-- Begin Excerpted data --
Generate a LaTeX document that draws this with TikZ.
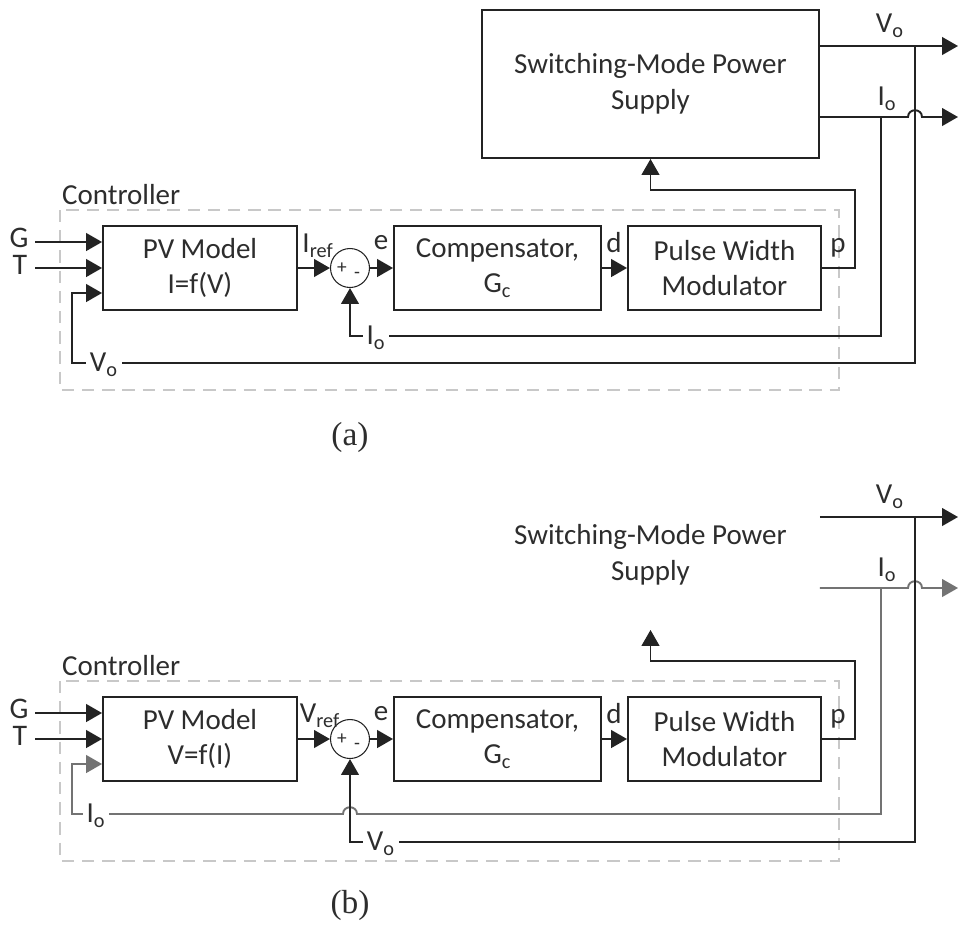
\documentclass[tikz,border=0pt]{standalone}
\usepackage{fontspec}
\setmainfont{Carlito}
\newfontfamily\capfont{Liberation Serif}
\usetikzlibrary{arrows.meta,positioning,calc}
\definecolor{lineDark}{RGB}{35,35,35}
\definecolor{lineGray}{RGB}{115,115,115}
\definecolor{dashGray}{RGB}{200,200,200}
\definecolor{textDark}{RGB}{45,45,45}

\tikzset{
  blk/.style={draw=lineDark, line width=1.1pt, minimum height=1.68cm, align=center,
    font=\fontsize{16.5}{20.4}\selectfont, text=textDark},
  sig/.style={draw=lineDark, line width=1.1pt},
  arr/.style={sig, -{Triangle[length=9pt,width=10pt]}},
  lbl/.style={font=\fontsize{16.5}{20}\selectfont, text=textDark, inner sep=1pt},
  inlbl/.style={lbl, font=\fontsize{17}{20}\selectfont, inner sep=0pt, text height=0.6em, text depth=0pt},
  gaplbl/.style={lbl, fill=white, inner sep=2pt},
  sgn/.style={font=\fontsize{11}{11}\selectfont, text=textDark, inner sep=0pt},
  sumnode/.style={circle, draw=lineDark, line width=0.6pt, minimum size=0.78cm, inner sep=0pt},
  ctrlbox/.style={draw=dashGray, line width=1pt, dash pattern=on 7pt off 4.5pt},
  captxt/.style={font=\capfont\fontsize{19}{22}\selectfont, text=textDark}
}

\begin{document}
\begin{tikzpicture}[x=0.02cm, y=-0.02cm]
  \useasboundingbox (0,0) rectangle (960,931);

  %%% (a) current reference
  \node[blk, minimum width=6.74cm, minimum height=2.96cm] (smpsA) at (650.5,84) {Switching-Mode Power\\Supply};
  \coordinate (voA) at (958,46);
  \coordinate (ioA) at (958,117);
  \coordinate (voTapA) at (915,46);
  \coordinate (ioTapA) at (881,117);
  \draw[arr] (smpsA.east |- voA) -- (voA);
  \draw[arr] (smpsA.east |- ioA) -- (908,117) .. controls (908,108) and (922,108) .. (922,117) -- (ioA);
  \node[lbl] (voLblA) at (890,26) {V\textsubscript{o}};
  \node[lbl] (ioLblA) at (887,99) {I\textsubscript{o}};

  \draw[ctrlbox] (60,210) rectangle (839,390);
  \node[lbl, anchor=west] (ctrlA) at (60,195) {Controller};

  \node[blk, minimum width=3.88cm] (pvA) at (200,268) {PV Model\\I=f(V)};
  \node[inlbl] (gA) at (19,242) {G};
  \node[inlbl] (tA) at (20,269) {T};
  \draw[arr] (35,242) -- (pvA.west |- 0,242);
  \draw[arr] (35,268) -- (pvA.west |- 0,268);

  \node[sumnode] (sumA) at (350,268) {};
  \node[sgn] (plusA) at (342,268) {+};
  \node[sgn] (minusA) at (357,275) {-};
  \node[lbl] (irefA) at (318,246) {I\textsubscript{ref}};
  \node[lbl] (eA) at (381,243) {e};
  \node[blk, minimum width=4.14cm] (compA) at (497.5,268) {Compensator,\\G\textsubscript{c}};
  \node[lbl] (dA) at (614,243) {d};
  \node[blk, minimum width=3.86cm] (pwmA) at (724.5,268) {Pulse Width\\Modulator};
  \node[lbl] (pA) at (838,248) {p};

  % Arrows
  \draw[arr] (pvA) -- (sumA);
  \draw[arr] (sumA) -- (compA);
  \draw[arr] (compA) -- (pwmA);
  \draw[arr] (pwmA.east) -| (855,190) -| (smpsA.south);
  % Feedback
  \draw[arr] (ioTapA) |- (350,336) -- (sumA.south);
  \draw[arr] (voTapA) |- (72,363) |- (pvA.west |- 0,293);
  \node[gaplbl] (ioFbA) at (376,338) {I\textsubscript{o}};
  \node[gaplbl] (voFbA) at (104,365) {V\textsubscript{o}};

  \node[captxt] (capA) at (350,437) {(a)};

  %%% (b) voltage reference
  \node[blk, draw=none, minimum width=6.74cm, minimum height=2.96cm] (smpsB) at (650.5,555) {Switching-Mode Power\\Supply};
  \coordinate (voB) at (958,517);
  \coordinate (ioB) at (958,588);
  \coordinate (voTapB) at (915,517);
  \coordinate (ioTapB) at (881,588);
  \draw[arr] (smpsB.east |- voB) -- (voB);
  \draw[arr, draw=lineGray] (smpsB.east |- ioB) -- (908,588) .. controls (908,579) and (922,579) .. (922,588) -- (ioB);
  \node[lbl] (voLblB) at (890,497) {V\textsubscript{o}};
  \node[lbl] (ioLblB) at (887,570) {I\textsubscript{o}};

  \draw[ctrlbox] (60,681) rectangle (839,861);
  \node[lbl, anchor=west] (ctrlB) at (60,666) {Controller};

  \node[blk, minimum width=3.88cm] (pvB) at (200,739) {PV Model\\V=f(I)};
  \node[inlbl] (gB) at (19,713) {G};
  \node[inlbl] (tB) at (20,740) {T};
  \draw[arr] (35,713) -- (pvB.west |- 0,713);
  \draw[arr] (35,739) -- (pvB.west |- 0,739);

  \node[sumnode] (sumB) at (350,739) {};
  \node[sgn] (plusB) at (342,739) {+};
  \node[sgn] (minusB) at (357,746) {-};
  \node[lbl] (vrefB) at (320,716) {V\textsubscript{ref}};
  \node[lbl] (eB) at (381,714) {e};
  \node[blk, minimum width=4.14cm] (compB) at (497.5,739) {Compensator,\\G\textsubscript{c}};
  \node[lbl] (dB) at (614,714) {d};
  \node[blk, minimum width=3.86cm] (pwmB) at (724.5,739) {Pulse Width\\Modulator};
  \node[lbl] (pB) at (838,719) {p};

  % Arrows
  \draw[arr] (pvB) -- (sumB);
  \draw[arr] (sumB) -- (compB);
  \draw[arr] (compB) -- (pwmB);
  \draw[arr] (pwmB.east) -| (855,661) -| (smpsB.south);
  % Feedback
  \draw[arr, draw=lineGray] (ioTapB) |- (357,814) .. controls (357,805) and (343,805) .. (343,814) -| (72,764) -- (pvB.west |- 0,764);
  \draw[arr] (voTapB) |- (350,842) -- (sumB.south);
  \node[gaplbl] (ioFbB) at (96,816) {I\textsubscript{o}};
  \node[gaplbl] (voFbB) at (381,844) {V\textsubscript{o}};

  \node[captxt] (capB) at (350,905) {(b)};
\end{tikzpicture}
\end{document}
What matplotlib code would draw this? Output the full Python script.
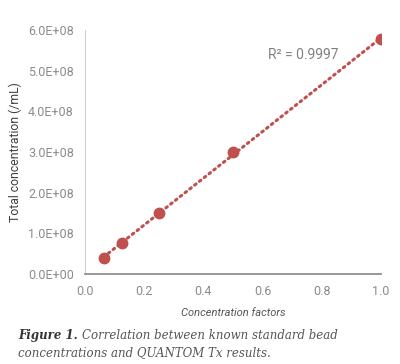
-- End Excerpted data --
Work to do:
Every entry must be reproduced exactly, with the images left out.

Completed task:
Generate a LaTeX document that draws this with TikZ.
\documentclass[tikz,border=0pt]{standalone}
\usepackage{fontspec}
\setmainfont{Carlito}
\newfontfamily\capfont{Liberation Serif}
\usetikzlibrary{arrows.meta,positioning,calc}
\definecolor{lineDark}{RGB}{35,35,35}
\definecolor{lineGray}{RGB}{115,115,115}
\definecolor{dashGray}{RGB}{200,200,200}
\definecolor{textDark}{RGB}{45,45,45}

\tikzset{
  blk/.style={draw=lineDark, line width=1.1pt, minimum height=1.68cm, align=center,
    font=\fontsize{16.5}{20.4}\selectfont, text=textDark},
  sig/.style={draw=lineDark, line width=1.1pt},
  arr/.style={sig, -{Triangle[length=9pt,width=10pt]}},
  lbl/.style={font=\fontsize{16.5}{20}\selectfont, text=textDark, inner sep=1pt},
  inlbl/.style={lbl, font=\fontsize{17}{20}\selectfont, inner sep=0pt, text height=0.6em, text depth=0pt},
  gaplbl/.style={lbl, fill=white, inner sep=2pt},
  sgn/.style={font=\fontsize{11}{11}\selectfont, text=textDark, inner sep=0pt},
  sumnode/.style={circle, draw=lineDark, line width=0.6pt, minimum size=0.78cm, inner sep=0pt},
  ctrlbox/.style={draw=dashGray, line width=1pt, dash pattern=on 7pt off 4.5pt},
  captxt/.style={font=\capfont\fontsize{19}{22}\selectfont, text=textDark}
}

\begin{document}
\begin{tikzpicture}[x=0.02cm, y=-0.02cm]
  \useasboundingbox (0,0) rectangle (960,931);

  %%% (a) current reference
  \node[blk, minimum width=6.74cm, minimum height=2.96cm] (smpsA) at (650.5,84) {Switching-Mode Power\\Supply};
  \coordinate (voA) at (958,46);
  \coordinate (ioA) at (958,117);
  \coordinate (voTapA) at (915,46);
  \coordinate (ioTapA) at (881,117);
  \draw[arr] (smpsA.east |- voA) -- (voA);
  \draw[arr] (smpsA.east |- ioA) -- (908,117) .. controls (908,108) and (922,108) .. (922,117) -- (ioA);
  \node[lbl] (voLblA) at (890,26) {V\textsubscript{o}};
  \node[lbl] (ioLblA) at (887,99) {I\textsubscript{o}};

  \draw[ctrlbox] (60,210) rectangle (839,390);
  \node[lbl, anchor=west] (ctrlA) at (60,195) {Controller};

  \node[blk, minimum width=3.88cm] (pvA) at (200,268) {PV Model\\I=f(V)};
  \node[inlbl] (gA) at (19,242) {G};
  \node[inlbl] (tA) at (20,269) {T};
  \draw[arr] (35,242) -- (pvA.west |- 0,242);
  \draw[arr] (35,268) -- (pvA.west |- 0,268);

  \node[sumnode] (sumA) at (350,268) {};
  \node[sgn] (plusA) at (342,268) {+};
  \node[sgn] (minusA) at (357,275) {-};
  \node[lbl] (irefA) at (318,246) {I\textsubscript{ref}};
  \node[lbl] (eA) at (381,243) {e};
  \node[blk, minimum width=4.14cm] (compA) at (497.5,268) {Compensator,\\G\textsubscript{c}};
  \node[lbl] (dA) at (614,243) {d};
  \node[blk, minimum width=3.86cm] (pwmA) at (724.5,268) {Pulse Width\\Modulator};
  \node[lbl] (pA) at (838,248) {p};

  % Arrows
  \draw[arr] (pvA) -- (sumA);
  \draw[arr] (sumA) -- (compA);
  \draw[arr] (compA) -- (pwmA);
  \draw[arr] (pwmA.east) -| (855,190) -| (smpsA.south);
  % Feedback
  \draw[arr] (ioTapA) |- (350,336) -- (sumA.south);
  \draw[arr] (voTapA) |- (72,363) |- (pvA.west |- 0,293);
  \node[gaplbl] (ioFbA) at (376,338) {I\textsubscript{o}};
  \node[gaplbl] (voFbA) at (104,365) {V\textsubscript{o}};

  \node[captxt] (capA) at (350,437) {(a)};

  %%% (b) voltage reference
  \node[blk, draw=none, minimum width=6.74cm, minimum height=2.96cm] (smpsB) at (650.5,555) {Switching-Mode Power\\Supply};
  \coordinate (voB) at (958,517);
  \coordinate (ioB) at (958,588);
  \coordinate (voTapB) at (915,517);
  \coordinate (ioTapB) at (881,588);
  \draw[arr] (smpsB.east |- voB) -- (voB);
  \draw[arr, draw=lineGray] (smpsB.east |- ioB) -- (908,588) .. controls (908,579) and (922,579) .. (922,588) -- (ioB);
  \node[lbl] (voLblB) at (890,497) {V\textsubscript{o}};
  \node[lbl] (ioLblB) at (887,570) {I\textsubscript{o}};

  \draw[ctrlbox] (60,681) rectangle (839,861);
  \node[lbl, anchor=west] (ctrlB) at (60,666) {Controller};

  \node[blk, minimum width=3.88cm] (pvB) at (200,739) {PV Model\\V=f(I)};
  \node[inlbl] (gB) at (19,713) {G};
  \node[inlbl] (tB) at (20,740) {T};
  \draw[arr] (35,713) -- (pvB.west |- 0,713);
  \draw[arr] (35,739) -- (pvB.west |- 0,739);

  \node[sumnode] (sumB) at (350,739) {};
  \node[sgn] (plusB) at (342,739) {+};
  \node[sgn] (minusB) at (357,746) {-};
  \node[lbl] (vrefB) at (320,716) {V\textsubscript{ref}};
  \node[lbl] (eB) at (381,714) {e};
  \node[blk, minimum width=4.14cm] (compB) at (497.5,739) {Compensator,\\G\textsubscript{c}};
  \node[lbl] (dB) at (614,714) {d};
  \node[blk, minimum width=3.86cm] (pwmB) at (724.5,739) {Pulse Width\\Modulator};
  \node[lbl] (pB) at (838,719) {p};

  % Arrows
  \draw[arr] (pvB) -- (sumB);
  \draw[arr] (sumB) -- (compB);
  \draw[arr] (compB) -- (pwmB);
  \draw[arr] (pwmB.east) -| (855,661) -| (smpsB.south);
  % Feedback
  \draw[arr, draw=lineGray] (ioTapB) |- (357,814) .. controls (357,805) and (343,805) .. (343,814) -| (72,764) -- (pvB.west |- 0,764);
  \draw[arr] (voTapB) |- (350,842) -- (sumB.south);
  \node[gaplbl] (ioFbB) at (96,816) {I\textsubscript{o}};
  \node[gaplbl] (voFbB) at (381,844) {V\textsubscript{o}};

  \node[captxt] (capB) at (350,905) {(b)};
\end{tikzpicture}
\end{document}
What matplotlib code would draw this? Output the full Python script.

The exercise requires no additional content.